Monday, March 15, 2010

Smoking chimp's novelty wears thin due to bad attitude, house-clearing cabbage farts


Article by Beak Wilder / Photo courtesy of the World Wide Web

Willard Wilcox, the lovable smoking chimp who stole the hearts of Quincy residents after rescuing elderly citizen, Ruby Meyer, from a speeding MBTA bus three years ago, has worn out his welcome in the City of Presidents, reports say.

Wilcox, who is known as "The Iron Eagle" to friends, has since developed reputation of being troublesome, snotty, and hard to deal with.

"Willard used to be my go-to guy," spoke Gary Gray, a local shoe repairman and one of the last remaining defenders of the rotary telephone. "He was my wingman, my co-pilot, my best fucking friend. You have no idea how many girls you can get when you have a smoking chimpanzee next to you at all times, it's uncanny. But he's different now, in almost every way possible. He's got this shitty attitude about him that just makes you wanna ring his little neck. And the fact that he's on a diet of strictly cabbage makes for some of the most vile farts I have ever had the displeasure of smelling. They're disgusting."

Wilcox, who resides in a South Quincy bungalow, has not only burned through a large list of friends and loved ones, but is now smoking over two packs of cigarettes a day, developing an unhealthy, and often annoying, case of chronic cough.

Lighting one of his signature Winstons, Wilcox casually flipped off reporters, refusing to make any comment on this article.


"Willard Wilcox is dead to me," remarked DJ Silent Partner, a spicy little pickle from the mean streets of Squantum. "I don't even know him anymore. The last time I saw him, it was like we were never even friends. I looked into his eyes and I saw nothing. And I'm not the only one. His family has written him off, his job at the Adams Cleaners let him go, and both of his roommates have moved out. He's alone in this world, and he has nobody to blame but himself. That monkey is a piece of shit."

Aside from being the Ides of March, today marks the first day that Wilcox will not be invited to the annual Moondog Day celebration on the Squantum peninsula.

"Last year's festivities had to be cut short because of Willard," DJ Silent Partner continued. "The people of Squantum wait all year long for Moondog Day---it's one of our favorite holidays---and that little chimp had to go and ruin it.
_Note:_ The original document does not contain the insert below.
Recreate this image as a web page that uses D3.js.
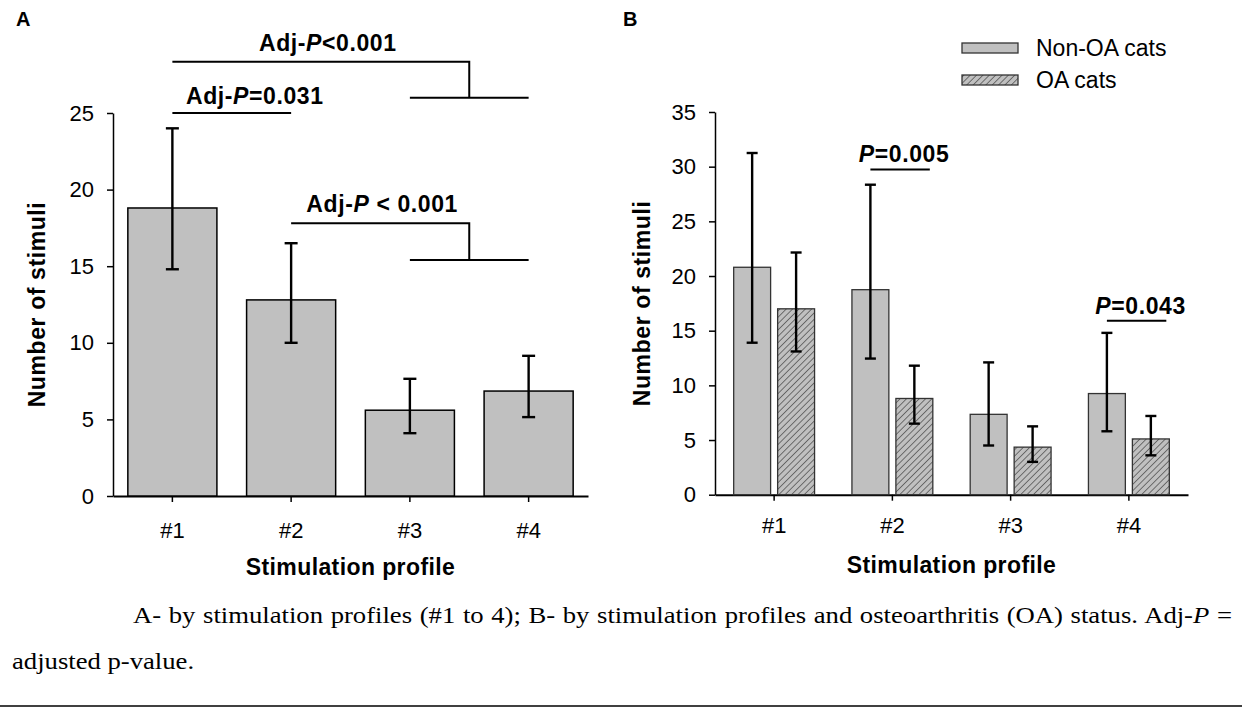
<!DOCTYPE html>
<html>
<head>
<meta charset="utf-8">
<script src="https://cdn.jsdelivr.net/npm/d3@7"></script>
<style>
  body { margin: 0; background: #fff; }
</style>
</head>
<body>
<script>
// data
const profiles = ["#1", "#2", "#3", "#4"];
const yTicksA = [0, 5, 10, 15, 20, 25];
const meanA = [18.8, 12.8, 5.6, 6.85];
const lowA = [14.8, 10.0, 4.1, 5.15];
const highA = [24.0, 16.5, 7.65, 9.15];

const groups = ["Non-OA cats", "OA cats"];
const yTicksB = [0, 5, 10, 15, 20, 25, 30, 35];
const meanNonOA = [20.8, 18.75, 7.35, 9.25];
const lowNonOA = [13.9, 12.45, 4.5, 5.8];
const highNonOA = [31.25, 28.35, 12.1, 14.8];
const meanOA = [17.0, 8.8, 4.35, 5.1];
const lowOA = [13.1, 6.5, 3.0, 3.6];
const highOA = [22.15, 11.8, 6.25, 7.2];

// significance annotations (levels in y units)
const bracketsA = [
    { pre: "Adj-", op: "<0.001", from: "#1", to: ["#3", "#4"], top: 28.35, low: 26.0, dx: 7 },
    { pre: "Adj-", op: " < 0.001", from: "#2", to: ["#3", "#4"], top: 17.8, low: 15.4, dx: 2 }
];
const linesA = [{ pre: "Adj-", op: "=0.031", from: "#1", to: "#2", level: 25.0 }];
const pairsB = [
    { profile: "#2", op: "=0.005", level: 29.75 },
    { profile: "#4", op: "=0.043", level: 15.9 }
];

const width = 1242, height = 708;
const sans = "'Liberation Sans', Arial, sans-serif";

let svg = d3.select("body").append("svg")
    .attr("width", width)
    .attr("height", height)
    .style("font-family", sans);

let pat = svg.append("defs").append("pattern")
    .attr("id", "hatch")
    .attr("patternUnits", "userSpaceOnUse")
    .attr("width", 4.5).attr("height", 4.5)
    .attr("patternTransform", "rotate(45)");
pat.append("rect").attr("width", 4.5).attr("height", 4.5).attr("fill", "#c0c0c0");
pat.append("line").attr("x1", 0).attr("y1", 0).attr("x2", 0).attr("y2", 4.5)
    .attr("stroke", "#333").attr("stroke-width", 1.2);

function styleAxis(g, domainWidth) {
    g.attr("font-size", 22).attr("font-family", sans);
    g.select(".domain").attr("stroke", "#000").attr("stroke-width", domainWidth);
    g.selectAll(".tick line").attr("stroke", "#000").attr("stroke-width", 1.5);
    g.selectAll(".tick text").attr("fill", "#000");
}

function errorBar(g, cx, lo, hi, y, cap) {
    g.append("line").attr("x1", cx).attr("x2", cx).attr("y1", y(lo)).attr("y2", y(hi));
    g.append("line").attr("x1", cx - cap / 2).attr("x2", cx + cap / 2).attr("y1", y(lo)).attr("y2", y(lo));
    g.append("line").attr("x1", cx - cap / 2).attr("x2", cx + cap / 2).attr("y1", y(hi)).attr("y2", y(hi));
}

function pLabel(g, x, y, pre, op) {
    let t = g.append("text")
        .attr("x", x).attr("y", y)
        .attr("text-anchor", "middle")
        .attr("font-weight", "bold")
        .attr("font-size", 23)
        .attr("letter-spacing", 0.6);
    if (pre) t.append("tspan").text(pre);
    t.append("tspan").attr("font-style", "italic").text("P");
    t.append("tspan").text(op);
}

function axisTitles(yx, yy, xx, xy) {
    svg.append("text")
        .attr("transform", `translate(${yx},${yy}) rotate(-90)`)
        .attr("text-anchor", "middle").attr("font-weight", "bold")
        .attr("font-size", 23).attr("letter-spacing", 0.6)
        .text("Number of stimuli");
    svg.append("text").attr("x", xx).attr("y", xy)
        .attr("text-anchor", "middle").attr("font-weight", "bold")
        .attr("font-size", 23).attr("letter-spacing", 0.4)
        .text("Stimulation profile");
}

// ---------- panel A ----------
let xA = d3.scaleBand().domain(profiles).range([113, 588]).paddingInner(0.25).paddingOuter(0.125);
let yA = d3.scaleLinear().domain([0, 25]).range([496, 113]);
let cA = p => xA(p) + xA.bandwidth() / 2;

svg.append("g").attr("transform", "translate(0,496)")
    .call(d3.axisBottom(xA).tickSize(6).tickSizeOuter(0).tickPadding(20))
    .call(g => styleAxis(g, 2));
svg.append("g").attr("transform", "translate(113,0)")
    .call(d3.axisLeft(yA).tickValues(yTicksA).tickSize(6).tickSizeOuter(0).tickPadding(13))
    .call(g => styleAxis(g, 1.5));

svg.append("g").selectAll("rect")
    .data(profiles)
    .enter()
    .append("rect")
    .attr("x", d => xA(d))
    .attr("y", (d, i) => yA(meanA[i]))
    .attr("width", xA.bandwidth())
    .attr("height", (d, i) => yA(0) - yA(meanA[i]))
    .attr("fill", "#c0c0c0")
    .attr("stroke", "#000")
    .attr("stroke-width", 1.5);

let errA = svg.append("g").attr("stroke", "#000").attr("stroke-width", 2.4);
profiles.forEach((p, i) => errorBar(errA, cA(p), lowA[i], highA[i], yA, 13));

let annA = svg.append("g");
let annLines = annA.append("g").attr("stroke", "#000").attr("stroke-width", 2).attr("fill", "none");
bracketsA.forEach(b => {
    let x0 = cA(b.from), xa = cA(b.to[0]), xb = cA(b.to[1]), xm = (xa + xb) / 2;
    annLines.append("path")
        .attr("d", `M${x0},${yA(b.top)}H${xm}V${yA(b.low)}M${xa},${yA(b.low)}H${xb}`);
    pLabel(annA, (x0 + xm) / 2 + b.dx, yA(b.top) - 11, b.pre, b.op);
});
linesA.forEach(l => {
    let x0 = cA(l.from), x1 = cA(l.to);
    annLines.append("line").attr("x1", x0).attr("x2", x1).attr("y1", yA(l.level)).attr("y2", yA(l.level));
    pLabel(annA, (x0 + x1) / 2 + 23, yA(l.level) - 9, l.pre, l.op);
});

svg.append("text").attr("x", 16).attr("y", 26)
    .attr("font-weight", "bold").attr("font-size", 20).text("A");
axisTitles(45, 304.5, 350.5, 575);

// ---------- panel B ----------
let xB = d3.scaleBand().domain(profiles).range([715, 1188]).paddingInner(0.316).paddingOuter(0.158);
let xIn = d3.scaleBand().domain(groups).range([0, xB.bandwidth()]).paddingInner(0.16);
let yB = d3.scaleLinear().domain([0, 35]).range([494.7, 112]);

svg.append("g").attr("transform", "translate(0,494.7)")
    .call(d3.axisBottom(xB).tickSize(6).tickSizeOuter(0).tickPadding(17))
    .call(g => styleAxis(g, 2));
svg.append("g").attr("transform", "translate(715,0)")
    .call(d3.axisLeft(yB).tickValues(yTicksB).tickSize(6).tickSizeOuter(0).tickPadding(13))
    .call(g => styleAxis(g, 1.5));

let seriesB = [
    { name: groups[0], mean: meanNonOA, low: lowNonOA, high: highNonOA, fill: "#c0c0c0" },
    { name: groups[1], mean: meanOA, low: lowOA, high: highOA, fill: "url(#hatch)" }
];

let barsB = svg.append("g");
let errB = svg.append("g").attr("stroke", "#000").attr("stroke-width", 2.4);
seriesB.forEach(s => {
    barsB.selectAll(null)
        .data(profiles)
        .enter()
        .append("rect")
        .attr("x", d => xB(d) + xIn(s.name))
        .attr("y", (d, i) => yB(s.mean[i]))
        .attr("width", xIn.bandwidth())
        .attr("height", (d, i) => yB(0) - yB(s.mean[i]))
        .attr("fill", s.fill)
        .attr("stroke", "#333")
        .attr("stroke-width", 1.3);
    profiles.forEach((p, i) => {
        let cx = xB(p) + xIn(s.name) + xIn.bandwidth() / 2;
        errorBar(errB, cx, s.low[i], s.high[i], yB, 11);
    });
});

let annB = svg.append("g");
pairsB.forEach(a => {
    let x0 = xB(a.profile) + xIn(groups[0]) + xIn.bandwidth() / 2;
    let x1 = xB(a.profile) + xIn(groups[1]) + xIn.bandwidth() - 3;
    annB.append("line")
        .attr("x1", x0).attr("x2", x1)
        .attr("y1", yB(a.level)).attr("y2", yB(a.level))
        .attr("stroke", "#000").attr("stroke-width", 2);
    pLabel(annB, (x0 + x1) / 2 + 4, yB(a.level) - 7, "", a.op);
});

// legend
let legend = svg.append("g").attr("transform", "translate(962,0)");
seriesB.forEach((s, i) => {
    legend.append("rect")
        .attr("x", 0).attr("y", [43, 75][i])
        .attr("width", 56).attr("height", 10)
        .attr("fill", s.fill).attr("stroke", "#333").attr("stroke-width", 1.3);
    legend.append("text")
        .attr("x", 74).attr("y", [56, 88][i])
        .attr("font-size", 23)
        .text(s.name);
});

svg.append("text").attr("x", 623).attr("y", 26)
    .attr("font-weight", "bold").attr("font-size", 20).text("B");
axisTitles(650, 303.4, 951.5, 573);

// ---------- caption ----------
// the scanned caption is a little wider than plain Times, so stretch it horizontally
let stretch = 1.16;
let serif = "'Liberation Serif', 'Times New Roman', serif";
let capG = svg.append("g")
    .attr("transform", `scale(${stretch},1)`)
    .attr("font-family", serif).attr("font-size", 23);
let cap1 = capG.append("text").attr("x", 133 / stretch).attr("y", 623);
cap1.append("tspan").text("A- by stimulation profiles (#1 to 4); B- by stimulation profiles and osteoarthritis (OA) status. Adj-");
cap1.append("tspan").attr("font-style", "italic").text("P");
cap1.append("tspan").text(" =");
// justify the first line to the right margin
let natural = cap1.node().getComputedTextLength();
cap1.attr("word-spacing", Math.max(0, ((1232 - 133) / stretch - natural) / 16));

capG.append("text")
    .attr("x", 12 / stretch).attr("y", 669)
    .text("adjusted p-value.");

svg.append("line")
    .attr("x1", 0).attr("x2", width)
    .attr("y1", 706).attr("y2", 706)
    .attr("stroke", "#000").attr("stroke-width", 1.5);
</script>
</body>
</html>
I can't even begin to describe the smell of four pounds of cabbage after it's been broken down to a gaseous form in the bowels of a primate. After he let a few of those motherfuckers rip, everybody just started to get their shit together and head home. We couldn't stay around him any longer, it was just too brutal, too intense. Keep that shit on the other end of Quincy. At least that's my take on things."

The Quincy Scallion would like to wish Moondog and all of his devoted followers a safe and prosperous 14th annual Moondog Day.